Moreover, the results for 6 an 9 digits are all containing the numbers 495 or 6174 and then taking the 6 digit versions which add extra digits by putting the original numbers backwards interspaced with itself.. For 495, _4 _9_5 woven with 5_9_4_ becomes the mirrored number 549945…. and for 6174 then 6_17_4 and the added two digits 3 and 6 only _3__6_ which is only one off from backwards first and last digits of 4 and 6 becoming 631764.
Now for the related NINE digit versions, you take the six digit versions and stutter the numbers as such
549945 becomes 5_49_94_5 adding the backwards of 495 interspersed as _5__9__4_ to become 554999445 and
864197532 contains _641_753_. or 641753 which is 631764 only shifted up or down one for three of the digits.

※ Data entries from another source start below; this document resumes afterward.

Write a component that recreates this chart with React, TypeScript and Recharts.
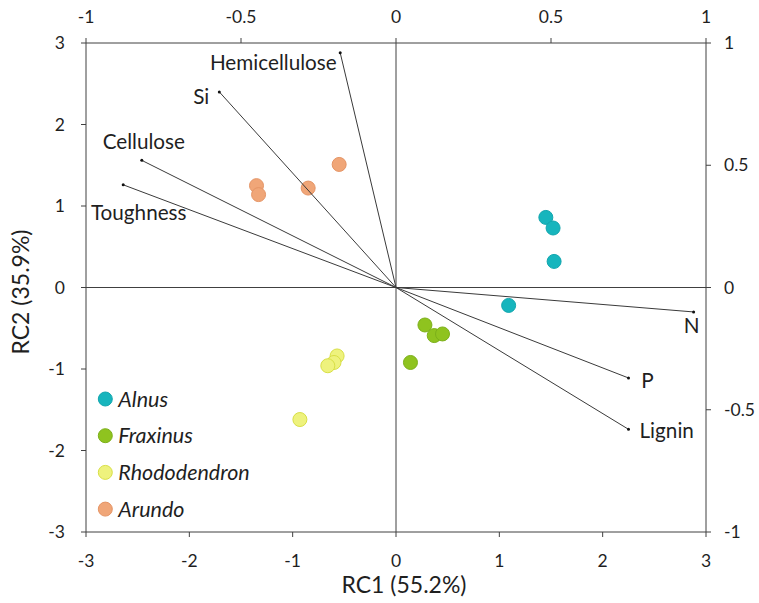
import React from 'react';
import { ScatterChart, Scatter, XAxis, YAxis, ReferenceLine, Legend, Label } from 'recharts';

const FONT = 'Lato, "Liberation Sans", sans-serif';
const TEXT = '#1f1f1f';
const AXIS = '#404040';

// scores (RC1, RC2)
const alnusRC1 = [1.45, 1.52, 1.53, 1.09];
const alnusRC2 = [0.86, 0.73, 0.32, -0.22];
const fraxinusRC1 = [0.28, 0.37, 0.45, 0.14];
const fraxinusRC2 = [-0.46, -0.59, -0.57, -0.92];
const rhodoRC1 = [-0.57, -0.6, -0.66, -0.93];
const rhodoRC2 = [-0.84, -0.92, -0.96, -1.62];
const arundoRC1 = [-1.35, -1.33, -0.85, -0.55];
const arundoRC2 = [1.25, 1.14, 1.22, 1.51];

// loadings
const loadingNames = ['Hemicellulose', 'Si', 'Cellulose', 'Toughness', 'N', 'P', 'Lignin'];
const loadingRC1 = [-0.18, -0.57, -0.82, -0.88, 0.96, 0.75, 0.75];
const loadingRC2 = [0.96, 0.8, 0.52, 0.42, -0.1, -0.37, -0.58];

const scoreTicks = [-3, -2, -1, 0, 1, 2, 3];
const loadingTicks = [-1, -0.5, 0, 0.5, 1];

const zip = (xs: number[], ys: number[]) => xs.map((x, i) => ({ x, y: ys[i] }));

const groups = [
  { name: 'Alnus', fill: '#17B5BD', stroke: '#12A6AE', data: zip(alnusRC1, alnusRC2) },
  { name: 'Fraxinus', fill: '#8FC31F', stroke: '#7CB01A', data: zip(fraxinusRC1, fraxinusRC2) },
  { name: 'Rhododendron', fill: '#EEF27D', stroke: '#D8DF45', data: zip(rhodoRC1, rhodoRC2) },
  { name: 'Arundo', fill: '#F0A678', stroke: '#E59465', data: zip(arundoRC1, arundoRC2) },
];

const labelLayout: Record<string, { dx: number; dy: number; anchor: string }> = {
  Hemicellulose: { dx: -3.5, dy: 17, anchor: 'end' },
  Si: { dx: -10, dy: 11.7, anchor: 'end' },
  Cellulose: { dx: 2, dy: -11.3, anchor: 'middle' },
  Toughness: { dx: 15.5, dy: 35.5, anchor: 'middle' },
  N: { dx: -2, dy: 20.7, anchor: 'middle' },
  P: { dx: 12.7, dy: 10.3, anchor: 'start' },
  Lignin: { dx: 11, dy: 8.7, anchor: 'start' },
};

const tickStyle = { fontSize: 17.5, fill: TEXT, fontFamily: FONT };

const makeDot = (fill: string, stroke: string) => (props: any) => (
  <circle cx={props.cx} cy={props.cy} r={7} fill={fill} stroke={stroke} strokeWidth={1} />
);

const loadingShape = (props: any) => {
  const name = props.payload?.name;
  if (!name) return <g />;
  const l = labelLayout[name];
  return (
    <g>
      <circle cx={props.cx} cy={props.cy} r={1.5} fill="#111" />
      <text
        x={props.cx + l.dx}
        y={props.cy + l.dy}
        textAnchor={l.anchor as any}
        fontSize={20.7}
        fontFamily={FONT}
        fill={TEXT}
      >
        {name}
      </text>
    </g>
  );
};

const LegendContent = () => (
  <svg width={220} height={150}>
    {groups.map((g, i) => (
      <g key={g.name}>
        <circle cx={8.3} cy={14 + i * 36.7} r={7} fill={g.fill} stroke={g.stroke} strokeWidth={1} />
        <text
          x={21.3}
          y={14 + i * 36.7 + 7.5}
          fontSize={21.5}
          fontStyle="italic"
          fontFamily={FONT}
          fill={TEXT}
        >
          {g.name}
        </text>
      </g>
    ))}
  </svg>
);

export default function App() {
  return (
    <div style={{ position: 'absolute', left: 0, top: 0, width: 759, height: 603, fontFamily: FONT, background: '#fff' }}>
      <ScatterChart width={759} height={603} margin={{ top: 0, right: 0, bottom: 0, left: 0 }}>
        <XAxis
          xAxisId="s"
          type="number"
          dataKey="x"
          domain={[-3, 3]}
          ticks={scoreTicks}
          interval={0}
          orientation="bottom"
          height={71}
          tickSize={5}
          tickMargin={18}
          allowDataOverflow
          axisLine={{ stroke: AXIS }}
          tickLine={{ stroke: AXIS }}
          tick={tickStyle}
        >
          <Label
            content={() => (
              <text x={404} y={593} textAnchor="middle" fontSize={23} fontFamily={FONT} fill={TEXT}>
                RC1 (55.2%)
              </text>
            )}
          />
        </XAxis>
        <XAxis
          xAxisId="l"
          type="number"
          dataKey="x"
          domain={[-1, 1]}
          ticks={loadingTicks}
          interval={0}
          orientation="top"
          height={43}
          tickSize={5}
          tickMargin={15}
          allowDataOverflow
          axisLine={{ stroke: AXIS }}
          tickLine={{ stroke: AXIS }}
          tick={tickStyle}
        />
        <YAxis
          yAxisId="s"
          type="number"
          dataKey="y"
          domain={[-3, 3]}
          ticks={scoreTicks}
          interval={0}
          orientation="left"
          width={86}
          tickSize={5}
          tickMargin={16}
          allowDataOverflow
          axisLine={{ stroke: AXIS }}
          tickLine={{ stroke: AXIS }}
          tick={tickStyle}
        >
          <Label
            content={() => (
              <text
                x={29}
                y={292}
                transform="rotate(-90 29 292)"
                textAnchor="middle"
                fontSize={23}
                fontFamily={FONT}
                fill={TEXT}
              >
                RC2 (35.9%)
              </text>
            )}
          />
        </YAxis>
        <YAxis
          yAxisId="r"
          type="number"
          dataKey="y"
          domain={[-1, 1]}
          ticks={loadingTicks}
          interval={0}
          orientation="right"
          width={53}
          tickSize={5}
          tickMargin={13}
          allowDataOverflow
          axisLine={{ stroke: AXIS }}
          tickLine={{ stroke: AXIS }}
          tick={tickStyle}
        />
        <ReferenceLine xAxisId="s" yAxisId="s" x={0} stroke={AXIS} strokeWidth={1} />
        <ReferenceLine xAxisId="s" yAxisId="s" y={0} stroke={AXIS} strokeWidth={1} />
        {groups.map((g) => (
          <Scatter
            key={g.name}
            name={g.name}
            data={g.data}
            xAxisId="s"
            yAxisId="s"
            fill={g.fill}
            shape={makeDot(g.fill, g.stroke)}
            isAnimationActive={false}
          />
        ))}
        {loadingNames.map((n, i) => (
          <Scatter
            key={n}
            name={n}
            data={[
              { x: 0, y: 0, name: '' },
              { x: loadingRC1[i], y: loadingRC2[i], name: n },
            ]}
            xAxisId="l"
            yAxisId="r"
            line={{ stroke: '#3a3a3a', strokeWidth: 1 }}
            lineType="joint"
            shape={loadingShape}
            legendType="none"
            isAnimationActive={false}
          />
        ))}
        <Legend
          layout="vertical"
          align="center"
          verticalAlign="middle"
          wrapperStyle={{ left: 97, top: 385, width: 220, height: 150 }}
          content={() => <LegendContent />}
        />
      </ScatterChart>
    </div>
  );
}
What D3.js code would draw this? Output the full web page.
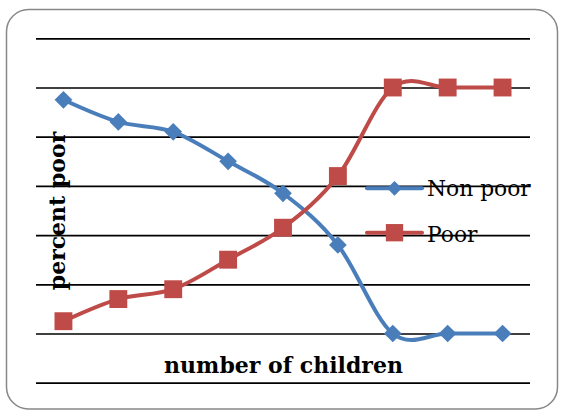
<!DOCTYPE html>
<html>
<head>
<meta charset="utf-8">
<script src="https://cdn.jsdelivr.net/npm/d3@7"></script>
<style>
  html, body { margin: 0; padding: 0; background: #fff; }
  svg { display: block; }
</style>
</head>
<body>
<script>
// Share of households by number of children
const categories = [1, 2, 3, 4, 5, 6, 7, 8, 9];
const nonPoor = [95, 86, 82, 70, 57, 36, 0, 0, 0];
const poor = [5, 14, 18, 30, 43, 64, 100, 100, 100];
const yTicks = [-20, 0, 20, 40, 60, 80, 100, 120];
const seriesNames = ["Non poor", "Poor"];

const W = 561, H = 411;
const plot = { left: 36, right: 530, top: 38.3, bottom: 382.7 };

const svg = d3.select("body").append("svg")
  .attr("width", W).attr("height", H);

// outer chart frame
svg.append("rect")
  .attr("x", 6.5).attr("y", 9.5)
  .attr("width", 551).attr("height", 399.5)
  .attr("rx", 22).attr("ry", 22)
  .attr("fill", "#fff")
  .attr("stroke", "#888").attr("stroke-width", 1.5);

const x = d3.scaleBand()
  .domain(categories)
  .range([plot.left, plot.right]);

const y = d3.scaleLinear()
  .domain([-20, 120])
  .range([plot.bottom, plot.top]);

const cx = d => x(d) + x.bandwidth() / 2;

// y label (drawn before the grid so the grid crosses it)
svg.append("text")
  .attr("transform", `translate(65,${(plot.top + plot.bottom) / 2 + 0.5}) rotate(-90)`)
  .attr("text-anchor", "middle")
  .attr("font-family", "DejaVu Serif")
  .attr("font-weight", "bold")
  .attr("font-size", 22)
  .text("percent poor");

// x label
svg.append("text")
  .attr("x", 283.5).attr("y", 373)
  .attr("text-anchor", "middle")
  .attr("font-family", "DejaVu Serif")
  .attr("font-weight", "bold")
  .attr("font-size", 22)
  .text("number of children");

// horizontal gridlines
const yAxis = d3.axisLeft(y)
  .tickValues(yTicks)
  .tickSize(-(plot.right - plot.left))
  .tickFormat("");
const gy = svg.append("g")
  .attr("transform", `translate(${plot.left},0)`)
  .call(yAxis);
gy.select(".domain").remove();
gy.selectAll(".tick line")
  .attr("stroke", "#000")
  .attr("stroke-width", 1.7);

const line = d3.line()
  .x((d, i) => cx(categories[i]))
  .y(d => y(d))
  .curve(d3.curveCardinal.tension(0));

const blue = "#4A7EBB", red = "#BE4B48";
const diamond = d3.symbol().type(d3.symbolDiamond2).size(200);
const square = d3.symbol().type(d3.symbolSquare).size(320);

// Non poor
svg.append("path")
  .datum(nonPoor)
  .attr("d", line)
  .attr("fill", "none")
  .attr("stroke", blue)
  .attr("stroke-width", 4)
  .attr("stroke-linejoin", "round");
svg.append("g").selectAll("path")
  .data(nonPoor)
  .join("path")
  .attr("d", diamond)
  .attr("transform", (d, i) => `translate(${cx(categories[i])},${y(d)})`)
  .attr("fill", blue);

// Poor
svg.append("path")
  .datum(poor)
  .attr("d", line)
  .attr("fill", "none")
  .attr("stroke", red)
  .attr("stroke-width", 4)
  .attr("stroke-linejoin", "round");
svg.append("g").selectAll("path")
  .data(poor)
  .join("path")
  .attr("d", square)
  .attr("transform", (d, i) => `translate(${cx(categories[i])},${y(d)})`)
  .attr("fill", red);

// legend
const legend = svg.append("g");
const legendRows = [
  { name: seriesNames[0], color: blue, sym: d3.symbol().type(d3.symbolDiamond2).size(140), ly: 188.3, ty: 196 },
  { name: seriesNames[1], color: red, sym: d3.symbol().type(d3.symbolSquare).size(300), ly: 232.7, ty: 241.5 }
];
legendRows.forEach(r => {
  legend.append("line")
    .attr("x1", 367).attr("x2", 422)
    .attr("y1", r.ly).attr("y2", r.ly)
    .attr("stroke", r.color).attr("stroke-width", 4)
    .attr("stroke-linecap", "round");
  legend.append("path")
    .attr("d", r.sym)
    .attr("transform", `translate(394.5,${r.ly})`)
    .attr("fill", r.color);
  legend.append("text")
    .attr("x", 427).attr("y", r.ty)
    .attr("font-family", "DejaVu Serif")
    .attr("font-size", 21.8)
    .attr("fill", "#000")
    .text(r.name);
});
</script>
</body>
</html>
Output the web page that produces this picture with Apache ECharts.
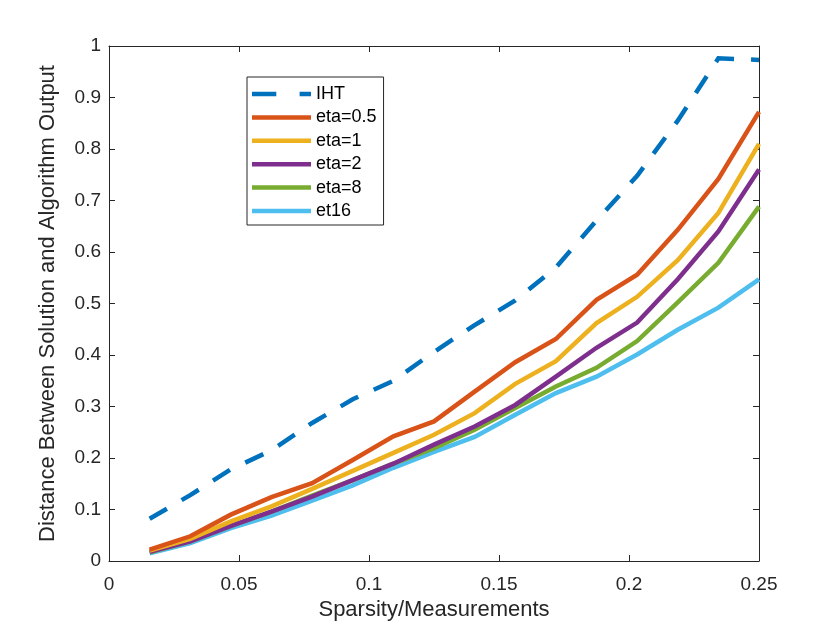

Then the EIGHT and TEN digit numbers are related somehow to the 4 and 6 digits numbers for at least the first answer which is the same as the eight digit number answer just stuttering in another mirrored copy of the digits 3 and 6 again. The middle number unsure how that might derive till. The last ten digit answer clearly contains the last eight digit answer as such: 9975084201. =. _9750842_1 ….

And don't get me started on the patterns for the added digits and evens and odds… ;)

Your link to "Mathews Archive of Recreatrional Mathematics" is no longer good. The closest related page I could find by Googling was the one here:

https://www.primepuzzles.net/thepuzzlers/Schnider.htm

I saw some mentions of Kaprekar snooping through lower links but none which addressed the numbers 495 or 6174.

OK, totally done trying to skull-out over this odd mathematical number and its relationships… ;)